WORK INSTRUCTIONS
Retype only what runs from the beginning of the data through the line with "plt.rcParams['font.family'] = ['Noto"; please omit the pictures and keep every line exact.

▼

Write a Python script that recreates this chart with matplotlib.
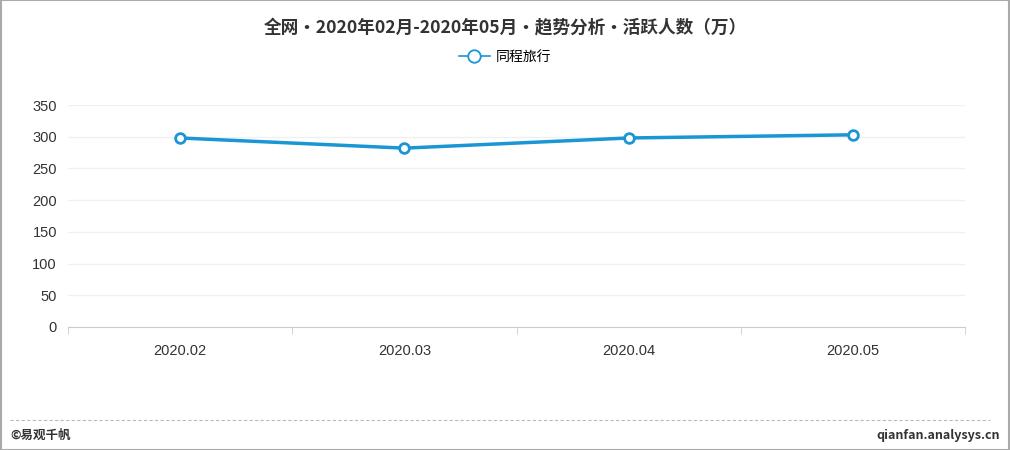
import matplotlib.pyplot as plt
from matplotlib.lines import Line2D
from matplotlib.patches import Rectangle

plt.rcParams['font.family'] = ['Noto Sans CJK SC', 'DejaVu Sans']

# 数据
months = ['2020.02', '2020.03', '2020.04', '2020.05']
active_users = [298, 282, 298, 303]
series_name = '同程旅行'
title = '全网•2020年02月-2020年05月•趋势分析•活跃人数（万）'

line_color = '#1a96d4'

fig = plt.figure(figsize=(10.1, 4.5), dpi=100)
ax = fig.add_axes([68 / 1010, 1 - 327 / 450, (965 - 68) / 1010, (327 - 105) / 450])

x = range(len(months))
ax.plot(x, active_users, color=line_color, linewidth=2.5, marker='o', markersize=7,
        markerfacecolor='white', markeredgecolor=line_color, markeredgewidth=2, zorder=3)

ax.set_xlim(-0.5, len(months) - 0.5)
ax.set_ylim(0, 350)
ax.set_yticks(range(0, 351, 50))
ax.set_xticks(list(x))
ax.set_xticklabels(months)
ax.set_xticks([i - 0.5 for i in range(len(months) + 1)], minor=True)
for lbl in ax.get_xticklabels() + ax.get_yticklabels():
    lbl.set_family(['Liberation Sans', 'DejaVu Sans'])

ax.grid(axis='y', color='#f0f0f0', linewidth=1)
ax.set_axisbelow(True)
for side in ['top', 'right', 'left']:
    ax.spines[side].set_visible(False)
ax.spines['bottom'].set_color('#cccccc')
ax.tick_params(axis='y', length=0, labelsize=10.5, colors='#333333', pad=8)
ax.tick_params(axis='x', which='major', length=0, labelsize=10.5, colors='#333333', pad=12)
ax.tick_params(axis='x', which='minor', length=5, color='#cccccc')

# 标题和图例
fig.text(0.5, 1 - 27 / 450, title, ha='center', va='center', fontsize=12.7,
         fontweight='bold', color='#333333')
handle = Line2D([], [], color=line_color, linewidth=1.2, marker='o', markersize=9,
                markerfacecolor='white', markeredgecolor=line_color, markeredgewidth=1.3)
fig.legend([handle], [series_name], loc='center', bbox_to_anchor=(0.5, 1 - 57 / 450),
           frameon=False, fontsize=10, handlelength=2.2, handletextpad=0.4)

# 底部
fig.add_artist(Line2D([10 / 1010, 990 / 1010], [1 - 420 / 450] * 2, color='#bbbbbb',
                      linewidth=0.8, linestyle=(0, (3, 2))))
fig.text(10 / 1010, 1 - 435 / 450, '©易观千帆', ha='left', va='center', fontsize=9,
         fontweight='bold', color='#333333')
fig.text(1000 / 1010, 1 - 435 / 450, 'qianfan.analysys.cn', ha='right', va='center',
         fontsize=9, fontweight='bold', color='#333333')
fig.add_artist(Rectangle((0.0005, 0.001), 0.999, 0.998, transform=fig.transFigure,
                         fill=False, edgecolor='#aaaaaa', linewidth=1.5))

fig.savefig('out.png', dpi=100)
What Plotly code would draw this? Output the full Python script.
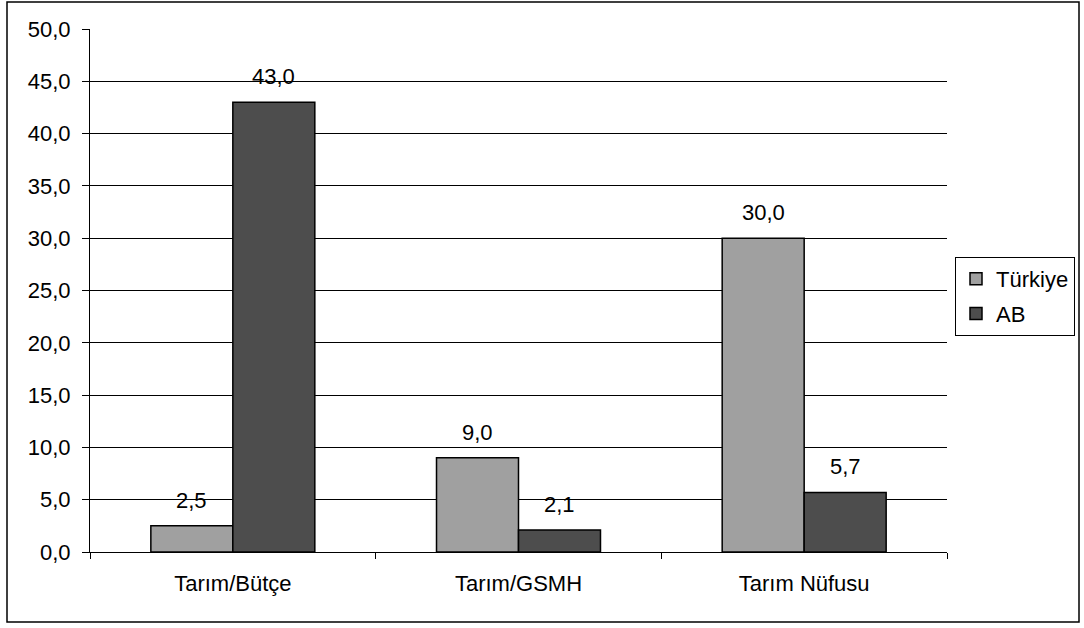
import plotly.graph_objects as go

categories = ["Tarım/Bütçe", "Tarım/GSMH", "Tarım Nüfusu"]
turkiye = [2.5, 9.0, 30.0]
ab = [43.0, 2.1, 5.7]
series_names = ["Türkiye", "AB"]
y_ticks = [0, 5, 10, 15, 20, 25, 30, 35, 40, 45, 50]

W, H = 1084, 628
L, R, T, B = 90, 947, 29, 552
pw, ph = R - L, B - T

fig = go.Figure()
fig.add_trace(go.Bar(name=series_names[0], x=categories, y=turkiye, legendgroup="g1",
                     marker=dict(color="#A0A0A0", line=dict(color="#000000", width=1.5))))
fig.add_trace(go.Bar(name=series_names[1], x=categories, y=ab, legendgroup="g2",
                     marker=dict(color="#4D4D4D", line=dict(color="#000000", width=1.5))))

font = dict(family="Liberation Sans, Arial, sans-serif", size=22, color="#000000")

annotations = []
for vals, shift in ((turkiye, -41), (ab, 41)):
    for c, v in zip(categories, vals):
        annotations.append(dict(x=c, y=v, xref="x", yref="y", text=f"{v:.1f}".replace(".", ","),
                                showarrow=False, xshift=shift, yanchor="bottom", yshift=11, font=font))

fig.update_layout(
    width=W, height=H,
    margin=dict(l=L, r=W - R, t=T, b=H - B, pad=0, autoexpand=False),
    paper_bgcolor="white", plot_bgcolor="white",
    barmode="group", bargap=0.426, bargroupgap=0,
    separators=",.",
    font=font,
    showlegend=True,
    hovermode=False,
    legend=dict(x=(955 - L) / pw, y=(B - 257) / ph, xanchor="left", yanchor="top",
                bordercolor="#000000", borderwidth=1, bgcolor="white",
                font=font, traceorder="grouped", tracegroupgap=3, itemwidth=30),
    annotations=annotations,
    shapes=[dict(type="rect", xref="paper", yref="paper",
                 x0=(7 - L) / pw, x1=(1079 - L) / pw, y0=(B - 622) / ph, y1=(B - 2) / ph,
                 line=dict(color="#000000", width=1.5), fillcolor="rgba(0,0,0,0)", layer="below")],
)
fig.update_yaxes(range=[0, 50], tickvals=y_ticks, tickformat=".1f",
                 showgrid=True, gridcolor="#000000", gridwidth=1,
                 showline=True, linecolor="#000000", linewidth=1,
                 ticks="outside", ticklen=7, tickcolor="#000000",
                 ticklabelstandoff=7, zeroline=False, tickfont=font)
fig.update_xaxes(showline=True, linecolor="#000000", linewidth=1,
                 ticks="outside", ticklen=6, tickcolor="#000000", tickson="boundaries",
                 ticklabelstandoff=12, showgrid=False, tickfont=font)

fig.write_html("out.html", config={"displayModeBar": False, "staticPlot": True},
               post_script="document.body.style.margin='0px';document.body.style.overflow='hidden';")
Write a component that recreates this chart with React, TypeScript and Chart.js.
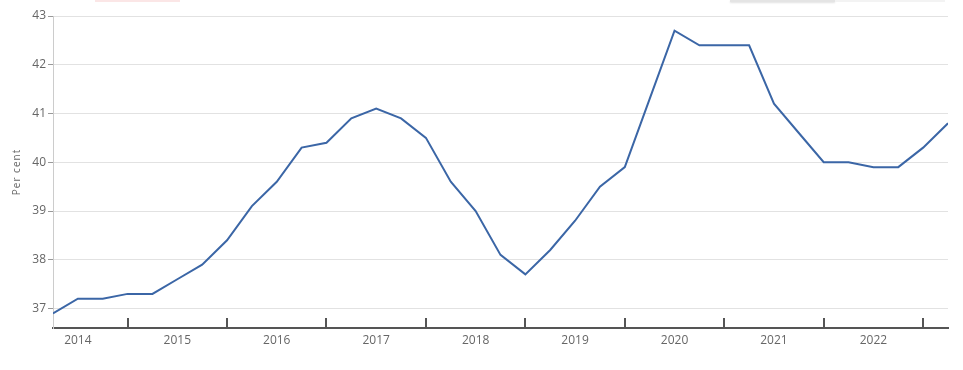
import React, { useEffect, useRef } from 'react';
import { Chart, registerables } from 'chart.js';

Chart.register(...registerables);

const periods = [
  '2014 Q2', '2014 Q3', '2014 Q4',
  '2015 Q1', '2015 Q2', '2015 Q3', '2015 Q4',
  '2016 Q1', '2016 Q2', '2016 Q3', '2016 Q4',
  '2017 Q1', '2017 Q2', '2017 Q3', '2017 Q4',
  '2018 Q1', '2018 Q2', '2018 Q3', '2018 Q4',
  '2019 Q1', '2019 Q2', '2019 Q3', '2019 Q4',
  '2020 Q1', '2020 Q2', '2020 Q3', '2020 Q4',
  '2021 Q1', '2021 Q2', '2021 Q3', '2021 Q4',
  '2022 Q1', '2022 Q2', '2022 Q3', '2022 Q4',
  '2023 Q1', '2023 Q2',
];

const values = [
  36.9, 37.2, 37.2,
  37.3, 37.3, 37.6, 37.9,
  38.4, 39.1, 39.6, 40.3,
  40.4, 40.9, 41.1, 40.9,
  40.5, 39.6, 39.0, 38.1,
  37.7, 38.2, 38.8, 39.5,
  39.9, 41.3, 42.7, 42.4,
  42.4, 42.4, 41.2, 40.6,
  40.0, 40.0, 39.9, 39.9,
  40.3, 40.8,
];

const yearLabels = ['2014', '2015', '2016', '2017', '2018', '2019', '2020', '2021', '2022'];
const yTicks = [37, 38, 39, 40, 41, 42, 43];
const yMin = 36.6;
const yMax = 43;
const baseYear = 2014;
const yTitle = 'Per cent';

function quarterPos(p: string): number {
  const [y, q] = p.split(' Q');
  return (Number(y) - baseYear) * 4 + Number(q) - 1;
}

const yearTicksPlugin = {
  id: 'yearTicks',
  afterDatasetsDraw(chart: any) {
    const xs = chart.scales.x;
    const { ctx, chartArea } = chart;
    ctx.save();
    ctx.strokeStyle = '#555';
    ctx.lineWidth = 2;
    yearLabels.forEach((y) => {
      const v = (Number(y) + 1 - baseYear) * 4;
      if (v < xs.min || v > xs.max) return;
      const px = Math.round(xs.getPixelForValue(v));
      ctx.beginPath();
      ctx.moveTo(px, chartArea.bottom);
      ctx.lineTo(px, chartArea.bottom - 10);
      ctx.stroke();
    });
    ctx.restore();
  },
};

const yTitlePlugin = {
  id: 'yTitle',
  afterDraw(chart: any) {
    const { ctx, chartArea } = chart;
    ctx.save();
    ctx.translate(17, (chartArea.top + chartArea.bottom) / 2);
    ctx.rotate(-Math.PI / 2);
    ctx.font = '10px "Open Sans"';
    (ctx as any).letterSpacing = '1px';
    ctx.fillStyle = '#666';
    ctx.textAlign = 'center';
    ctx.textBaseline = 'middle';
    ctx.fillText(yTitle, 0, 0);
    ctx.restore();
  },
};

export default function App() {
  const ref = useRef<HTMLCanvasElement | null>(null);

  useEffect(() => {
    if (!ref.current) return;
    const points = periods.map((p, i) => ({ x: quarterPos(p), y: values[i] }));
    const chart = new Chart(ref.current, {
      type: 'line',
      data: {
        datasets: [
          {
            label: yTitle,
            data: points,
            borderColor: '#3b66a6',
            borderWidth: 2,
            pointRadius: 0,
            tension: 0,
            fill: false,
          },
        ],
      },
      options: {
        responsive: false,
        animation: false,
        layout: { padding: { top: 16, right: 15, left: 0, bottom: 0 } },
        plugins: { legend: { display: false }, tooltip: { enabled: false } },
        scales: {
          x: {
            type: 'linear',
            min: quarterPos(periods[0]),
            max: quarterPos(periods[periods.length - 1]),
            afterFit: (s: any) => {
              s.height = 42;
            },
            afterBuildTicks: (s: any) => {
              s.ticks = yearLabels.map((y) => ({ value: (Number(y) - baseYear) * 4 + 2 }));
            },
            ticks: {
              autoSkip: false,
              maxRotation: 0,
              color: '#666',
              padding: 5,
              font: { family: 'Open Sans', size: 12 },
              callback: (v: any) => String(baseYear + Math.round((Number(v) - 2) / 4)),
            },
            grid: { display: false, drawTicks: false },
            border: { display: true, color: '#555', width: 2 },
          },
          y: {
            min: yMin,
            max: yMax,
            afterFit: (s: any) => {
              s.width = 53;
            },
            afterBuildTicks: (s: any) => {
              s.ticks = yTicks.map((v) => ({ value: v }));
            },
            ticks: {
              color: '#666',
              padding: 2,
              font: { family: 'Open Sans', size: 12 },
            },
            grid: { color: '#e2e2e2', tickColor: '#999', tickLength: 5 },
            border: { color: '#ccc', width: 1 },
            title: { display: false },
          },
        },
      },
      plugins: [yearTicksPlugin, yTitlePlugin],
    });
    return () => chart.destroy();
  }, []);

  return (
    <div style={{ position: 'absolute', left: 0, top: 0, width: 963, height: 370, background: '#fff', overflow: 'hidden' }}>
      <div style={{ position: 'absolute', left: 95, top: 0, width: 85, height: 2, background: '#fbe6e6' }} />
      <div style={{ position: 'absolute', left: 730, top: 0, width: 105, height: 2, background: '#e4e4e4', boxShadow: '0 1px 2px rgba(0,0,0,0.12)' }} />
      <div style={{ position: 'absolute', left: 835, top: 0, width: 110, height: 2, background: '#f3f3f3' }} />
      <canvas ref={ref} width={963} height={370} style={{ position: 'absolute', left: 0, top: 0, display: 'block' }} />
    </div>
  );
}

▲

FULL RESPONSE
Write a Python script that recreates this chart with matplotlib.
import matplotlib.pyplot as plt
from matplotlib.lines import Line2D
from matplotlib.patches import Rectangle

plt.rcParams['font.family'] = ['Noto Sans CJK SC', 'DejaVu Sans']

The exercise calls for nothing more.